Когда же за месяц до XV съезда, с 30 октября, была объявлена общепартийная дискуссия, Х. Г. Раковский направил для публикации в «Дискуссионном листке» обработанный конспект своего несостоявшегося выступления на октябрьском пленуме ЦК и ЦКК.[1000]
Разумеется, этот документ, как и другие материалы оппозиции, включая проект ее платформы, опубликованы не были. В течение десятилетий текст хранился в архиве Л. Д. Троцкого и лишь сравнительно недавно увидел свет.[1001]Непроизнесенная речь Раковского дает яркое представление о его политических позициях и идейных установках конца 1927 г. и поэтому заслуживает подробного рассмотрения.
Х. Г. Раковский прежде всего дал представление о той атмосфере бешенства, в которой протекал пленум. «Товарищи, я готов следовать примеру тов. Бухарина, звавшего пленум к хладнокровию, хотя большинство, к сожалению, не послушалось этого совета и продолжало срывать с трибуны ораторов оппозиции, продолжало прибегать к малоубедительным аргументам – бросанию стаканов после того, как были использованы переплетенные тома.[1002]

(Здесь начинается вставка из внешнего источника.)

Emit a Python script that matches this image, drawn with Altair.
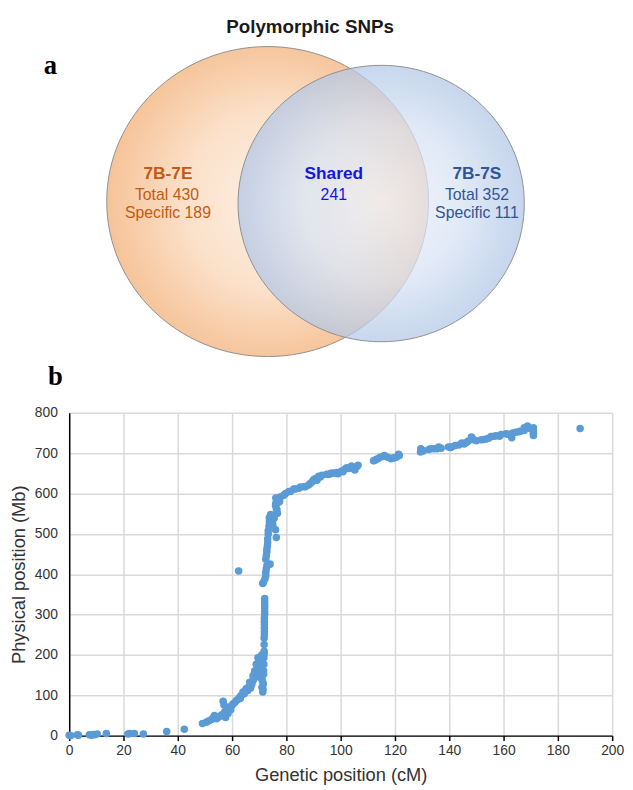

Я намерен в обсуждение этого вопроса об исключении тт. Троцкого и Зиновьева внести максимум хладнокровия и спокойствия».Раковский указал, что исключение из ЦК двух виднейших деятелей партии, соратников Ленина, является громадным ударом по всей партии, что аргументы в пользу их исключения убоги, что в выступлениях представителей руководящего большинства отсутствовал анализ внутреннего и международного положения страны и прежде всего того, как исключение Троцкого и Зиновьева из ЦК отразится «на состоянии классов внутри страны и за рубежом». Раковский высмеял аргумент Сталина по поводу брошюры Троцкого 1904 г., которую тот действительно посвятил «дорогому учителю П. Б. Аксельроду».[1003]
«Я не знаю, – отмечал Раковский, – забыл ли Сталин или он не знает, что Ленин несколько раньше тов. Троцкого также назвал Аксельрода “дорогим учителем”».[1004] «Нельзя также считать аргументами всю ту дребедень, все те антибиографические и биографические сведения, которые в изобилии приводились здесь, но которые с излишком покрываются обоснованной теоретической критикой, которую мы слышим со стороны оппозиции».Показывая, по каким причинам фигурировали только аргументы о партийной дисциплине, Раковский, по существу дела, отмечал демагогию сталинской группы, хотя и не употреблял этого термина. «Приводя эти аргументы, легче всего возбудить ненависть и озлобление против оппозиции. Партия не знает, кто является первым, систематическим и самым ответственным нарушителем партийного устава, партийной дисциплины и партийного единства. Значительная часть молодых членов партии еще склонна принимать существующий режим в партии за нормальный режим, а всякое уклонение – не от партийного устава, а от искаженного партийного режима – она принимает за нарушение устава, за нарушение дисциплины и единства партии».
Оратор отверг прозвучавшее на пленуме обвинение по адресу оппозиционеров в связи их с контрреволюционным подпольем, внезапно возникшим «делом о заговоре», о некоем «бывшем колчаковском офицере» и группе бывших эсеров.[1005]
Он показал, что в длинном докладе на пленуме председателя ОГПУ В. Р. Менжинского в оглашенных им показаниях арестованных лиц не было ни прямого, ни косвенного намека на какое-либо отношение этого дела к борьбе оппозиции.Склонный к историческим аналогиям, внимательно следивший за литературой о европейских революциях XVIII–XIX вв., Х. Г. Раковский обратил внимание на книгу известного французского историка Жоржа Ленотра «Робеспьер и Матерь Божия», написанную на основе архивных документов.[1006]
В книге рассказывалось об одной старухе, мнившей себя «Матерью Божией» и имевшей какое-то отдаленное, по существу дела случайное отношение к Робеспьеру. Собирая обвинительный материал против него, враги облыжно приписали ему связь с указанной дамой, построив «на этой дребедени» обвинение в заговоре против конституции. «Разве история должна повторяться в самых мельчайших подробностях?» – вопрошал Раковский.[1007]